Every line below should be copied exactly; drop the pictures.
::::::::
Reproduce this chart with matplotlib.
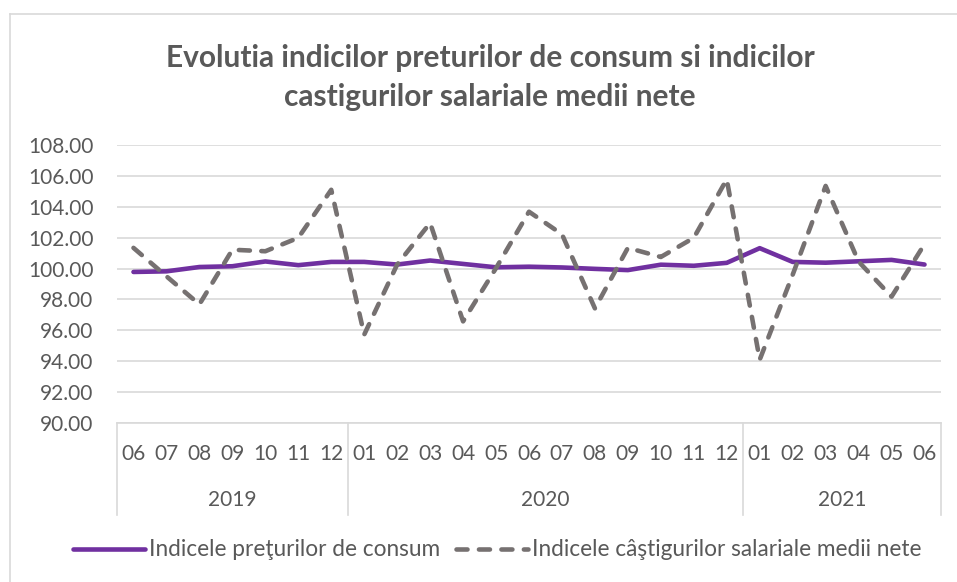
import matplotlib
matplotlib.use("Agg")
import matplotlib.pyplot as plt
import matplotlib.transforms as mtransforms
from matplotlib.lines import Line2D

# --- Data ---
MONTHS = ["06", "07", "08", "09", "10", "11", "12",
          "01", "02", "03", "04", "05", "06", "07", "08", "09", "10", "11", "12",
          "01", "02", "03", "04", "05", "06"]
YEARS = ["2019", "2020", "2021"]
YEAR_COUNTS = [7, 12, 6]

CPI = [99.78, 99.82, 100.10, 100.15, 100.46, 100.22, 100.43,
       100.43, 100.26, 100.52, 100.30, 100.08, 100.12, 100.07, 99.98, 99.90,
       100.25, 100.18, 100.37, 101.32, 100.43, 100.38, 100.47, 100.56, 100.26]
WAGES = [101.34, 99.50, 97.68, 101.22, 101.12, 101.99, 105.10,
         95.72, 100.26, 102.95, 96.58, 100.03, 103.68, 102.22, 97.42, 101.34,
         100.75, 101.99, 105.78, 94.10, 99.60, 105.35, 100.45, 98.18, 101.58]

TITLE = "Evolutia indicilor preturilor de consum si indicilor\ncastigurilor salariale medii nete"
LABEL_CPI = "Indicele preţurilor de consum"
LABEL_WAGES = "Indicele câştigurilor salariale medii nete"

# --- Style ---
plt.rcParams["font.family"] = ["Lato", "DejaVu Sans"]
TEXT_COLOR = "#595959"
GRID_COLOR = "#d9d9d9"
PURPLE = "#7030a0"
GRAY = "#767171"

W, H = 957, 582
fig = plt.figure(figsize=(W / 100, H / 100), dpi=100)

# chart area border (left + top visible in the reference)
fig.add_artist(Line2D([10 / W, 10 / W], [0, 1 - 14 / H], color=GRID_COLOR, lw=1.2))
fig.add_artist(Line2D([10 / W, 1], [1 - 14 / H, 1 - 14 / H], color=GRID_COLOR, lw=1.2))

left, right, top, bottom = 117, 941, 145, 423
ax = fig.add_axes([left / W, 1 - bottom / H, (right - left) / W, (bottom - top) / H])

x = list(range(len(MONTHS)))
ax.plot(x, CPI, color=PURPLE, lw=3.3, solid_capstyle="round", solid_joinstyle="round",
        label=LABEL_CPI, zorder=3)
ax.plot(x, WAGES, color=GRAY, lw=3.3, dashes=(2.4, 2.5), dash_capstyle="round",
        dash_joinstyle="round", label=LABEL_WAGES, zorder=3)

ax.set_xlim(-0.5, len(MONTHS) - 0.5)
ax.set_ylim(90, 108)
ax.set_yticks(range(90, 109, 2))
ax.yaxis.set_major_formatter(matplotlib.ticker.FormatStrFormatter("%.2f"))
ax.grid(axis="y", color=GRID_COLOR, lw=1.2)
ax.set_axisbelow(True)
for s in ["left", "right", "top"]:
    ax.spines[s].set_visible(False)
ax.spines["bottom"].set_color(GRID_COLOR)
ax.spines["bottom"].set_linewidth(1.2)

ax.set_xticks(x)
ax.set_xticklabels(MONTHS)
ax.tick_params(axis="x", length=0, pad=15, labelsize=15, labelcolor=TEXT_COLOR)
ax.tick_params(axis="y", length=0, pad=17, labelsize=15, labelcolor=TEXT_COLOR)

# multi-level category axis: year group separators and labels
trans = mtransforms.blended_transform_factory(ax.transData, ax.transAxes)
depth = -(515 - bottom) / (bottom - top)
year_y = -(500 - bottom) / (bottom - top)
start = 0
bounds = [-0.5]
for year, n in zip(YEARS, YEAR_COUNTS):
    ax.text(start + (n - 1) / 2, year_y, year, transform=trans, ha="center", va="center",
            fontsize=15, color=TEXT_COLOR)
    start += n
    bounds.append(start - 0.5)
for b in bounds:
    ax.plot([b, b], [0, depth], transform=trans, color=GRID_COLOR, lw=1.2, clip_on=False)

fig.text(490 / W, 1 - 77.5 / H, TITLE, ha="center", va="center", ma="center",
         fontsize=21.5, fontweight="bold", color=TEXT_COLOR, linespacing=1.45)

fig.legend(loc="center", bbox_to_anchor=(497 / W, 1 - 550 / H), ncol=2, frameon=False,
           fontsize=16.3, labelcolor=TEXT_COLOR, handlelength=3.2, handletextpad=0.15,
           columnspacing=0.7)

fig.savefig("out.png", dpi=100, facecolor="white")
::::::::
→ RESULT OF THE EXERCISE
Reproduce this chart with matplotlib.
import matplotlib
matplotlib.use("Agg")
import matplotlib.pyplot as plt
import matplotlib.transforms as mtransforms
from matplotlib.lines import Line2D

# --- Data ---
MONTHS = ["06", "07", "08", "09", "10", "11", "12",
          "01", "02", "03", "04", "05", "06", "07", "08", "09", "10", "11", "12",
          "01", "02", "03", "04", "05", "06"]
YEARS = ["2019", "2020", "2021"]
YEAR_COUNTS = [7, 12, 6]

CPI = [99.78, 99.82, 100.10, 100.15, 100.46, 100.22, 100.43,
       100.43, 100.26, 100.52, 100.30, 100.08, 100.12, 100.07, 99.98, 99.90,
       100.25, 100.18, 100.37, 101.32, 100.43, 100.38, 100.47, 100.56, 100.26]
WAGES = [101.34, 99.50, 97.68, 101.22, 101.12, 101.99, 105.10,
         95.72, 100.26, 102.95, 96.58, 100.03, 103.68, 102.22, 97.42, 101.34,
         100.75, 101.99, 105.78, 94.10, 99.60, 105.35, 100.45, 98.18, 101.58]

TITLE = "Evolutia indicilor preturilor de consum si indicilor\ncastigurilor salariale medii nete"
LABEL_CPI = "Indicele preţurilor de consum"
LABEL_WAGES = "Indicele câştigurilor salariale medii nete"

# --- Style ---
plt.rcParams["font.family"] = ["Lato", "DejaVu Sans"]
TEXT_COLOR = "#595959"
GRID_COLOR = "#d9d9d9"
PURPLE = "#7030a0"
GRAY = "#767171"

W, H = 957, 582
fig = plt.figure(figsize=(W / 100, H / 100), dpi=100)

# chart area border (left + top visible in the reference)
fig.add_artist(Line2D([10 / W, 10 / W], [0, 1 - 14 / H], color=GRID_COLOR, lw=1.2))
fig.add_artist(Line2D([10 / W, 1], [1 - 14 / H, 1 - 14 / H], color=GRID_COLOR, lw=1.2))

left, right, top, bottom = 117, 941, 145, 423
ax = fig.add_axes([left / W, 1 - bottom / H, (right - left) / W, (bottom - top) / H])

x = list(range(len(MONTHS)))
ax.plot(x, CPI, color=PURPLE, lw=3.3, solid_capstyle="round", solid_joinstyle="round",
        label=LABEL_CPI, zorder=3)
ax.plot(x, WAGES, color=GRAY, lw=3.3, dashes=(2.4, 2.5), dash_capstyle="round",
        dash_joinstyle="round", label=LABEL_WAGES, zorder=3)

ax.set_xlim(-0.5, len(MONTHS) - 0.5)
ax.set_ylim(90, 108)
ax.set_yticks(range(90, 109, 2))
ax.yaxis.set_major_formatter(matplotlib.ticker.FormatStrFormatter("%.2f"))
ax.grid(axis="y", color=GRID_COLOR, lw=1.2)
ax.set_axisbelow(True)
for s in ["left", "right", "top"]:
    ax.spines[s].set_visible(False)
ax.spines["bottom"].set_color(GRID_COLOR)
ax.spines["bottom"].set_linewidth(1.2)

ax.set_xticks(x)
ax.set_xticklabels(MONTHS)
ax.tick_params(axis="x", length=0, pad=15, labelsize=15, labelcolor=TEXT_COLOR)
ax.tick_params(axis="y", length=0, pad=17, labelsize=15, labelcolor=TEXT_COLOR)

# multi-level category axis: year group separators and labels
trans = mtransforms.blended_transform_factory(ax.transData, ax.transAxes)
depth = -(515 - bottom) / (bottom - top)
year_y = -(500 - bottom) / (bottom - top)
start = 0
bounds = [-0.5]
for year, n in zip(YEARS, YEAR_COUNTS):
    ax.text(start + (n - 1) / 2, year_y, year, transform=trans, ha="center", va="center",
            fontsize=15, color=TEXT_COLOR)
    start += n
    bounds.append(start - 0.5)
for b in bounds:
    ax.plot([b, b], [0, depth], transform=trans, color=GRID_COLOR, lw=1.2, clip_on=False)

fig.text(490 / W, 1 - 77.5 / H, TITLE, ha="center", va="center", ma="center",
         fontsize=21.5, fontweight="bold", color=TEXT_COLOR, linespacing=1.45)

fig.legend(loc="center", bbox_to_anchor=(497 / W, 1 - 550 / H), ncol=2, frameon=False,
           fontsize=16.3, labelcolor=TEXT_COLOR, handlelength=3.2, handletextpad=0.15,
           columnspacing=0.7)

fig.savefig("out.png", dpi=100, facecolor="white")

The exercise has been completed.